Music: Bob Marley

July 25, 2010

Bob Marley was a Rastafarian for most of his life.   Rastafarians share much in common with Christianity. Christianity Today gave an excellent overview of the similarities and differences between Christianity and Rastafarianism a few years ago:

Like Christians, Rastafarians honor Yeshua, the Christ, as worthy of worship. In fact, most Rastas consider themselves uncorrupted Christian people. A large percentage of Rastafarians follow the lead of seminal preacher, Leonard Howell, who referred to Yeshua as “Our Lord” in his foundational book, The Promised Key.

Both movements are fiercely monotheistic. Rastas, like Christians, look to the Bible for divine counsel, keying off the Ten Commandments and Golden Rule to teach respect for God and God’s creation, preservation of life, mercy toward opponents, and moderation and holiness toward money, sex, power.

But significant differences exist.

Two significant figures in Rastafari were Christians. Marcus Garvey, an outspokenly Trinitarian Christian from a Free Methodist background, is deemed a prophet in Rastafari. In the early 1900s, Garvey led a movement to create an Africa homeland for blacks. This encouraged the strong sense of Afrocentrism in Jamaica and the Caribbean.

More significant to Rastafari is Haile Selassie I, a devout Ethiopian Orthodox monarch. Formerly named Ras Tafari Makonnen, before his coronation as the emperor of Ethiopia, Haile Selassie was thought by early Rastafarian preachers to be the Messiah—or God himself. The Oriental Orthodox Churches have declared Haile Selassie a defender of the Christian faith. In 1997 members of one branch of Rasta, The Twelve Tribes of Israel, declared their faith in Christ alone, but still maintain a place for Haile Selassie in biblical prophecy.

So there are some clear differences that should not be whitewashed. Rastafarianism has theological problems.

One very interesting thing about Bob Marley is that he converted to the Eastern Orthodox Church on his deathbed. I have high hopes that I will be able to listen to some live Bob Marley when the dead are raised.

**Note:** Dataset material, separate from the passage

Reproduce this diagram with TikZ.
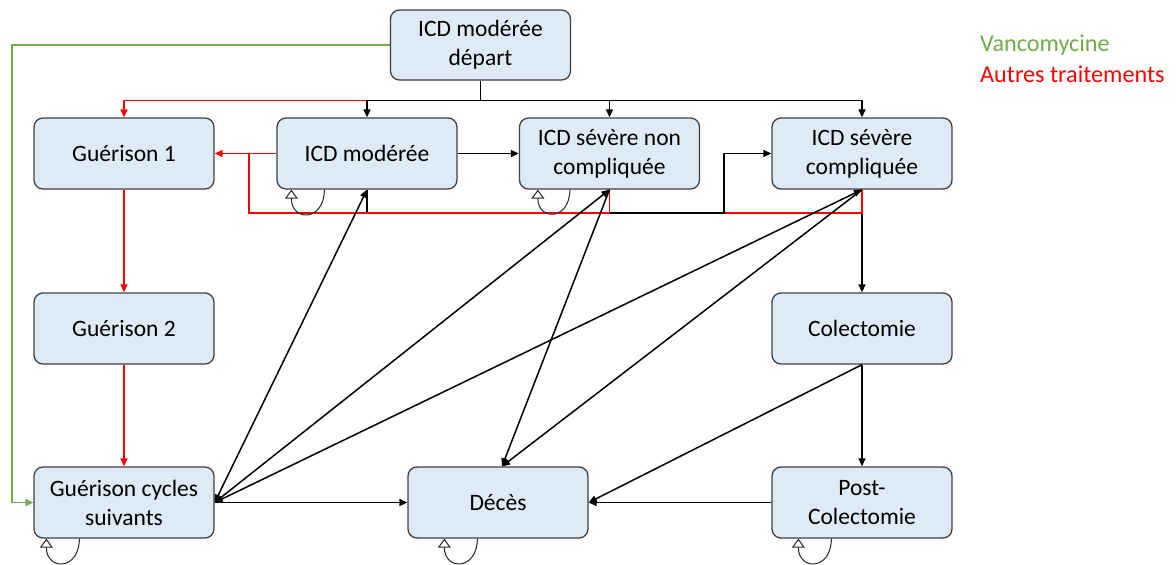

What I love about Bob Marley is how he was able to blend faith and beautiful music in a flawless and natural way. Most of his music is not distinctively Rastafarian and could be sung by Evangelicals with a clear conscious. Let’s look at some examples:

Jah Live is a tribute to Selassie after his death but the words could be sung about Jesus Christ just as easily. Jah is a modification of the biblical word for God, Jehovah.

Here is another one:

The bridge sings: “Holy Messiah, Holy Messiah: Jah Sitteth on Mount Zion and Rules All Creation!”

And then there is ‘Redemption Song’. Which includes this wonderful line: “My hand was made strong by the Hand of the Almighty”:

I encourage anyone that loves good music to listen to more Bob Marley.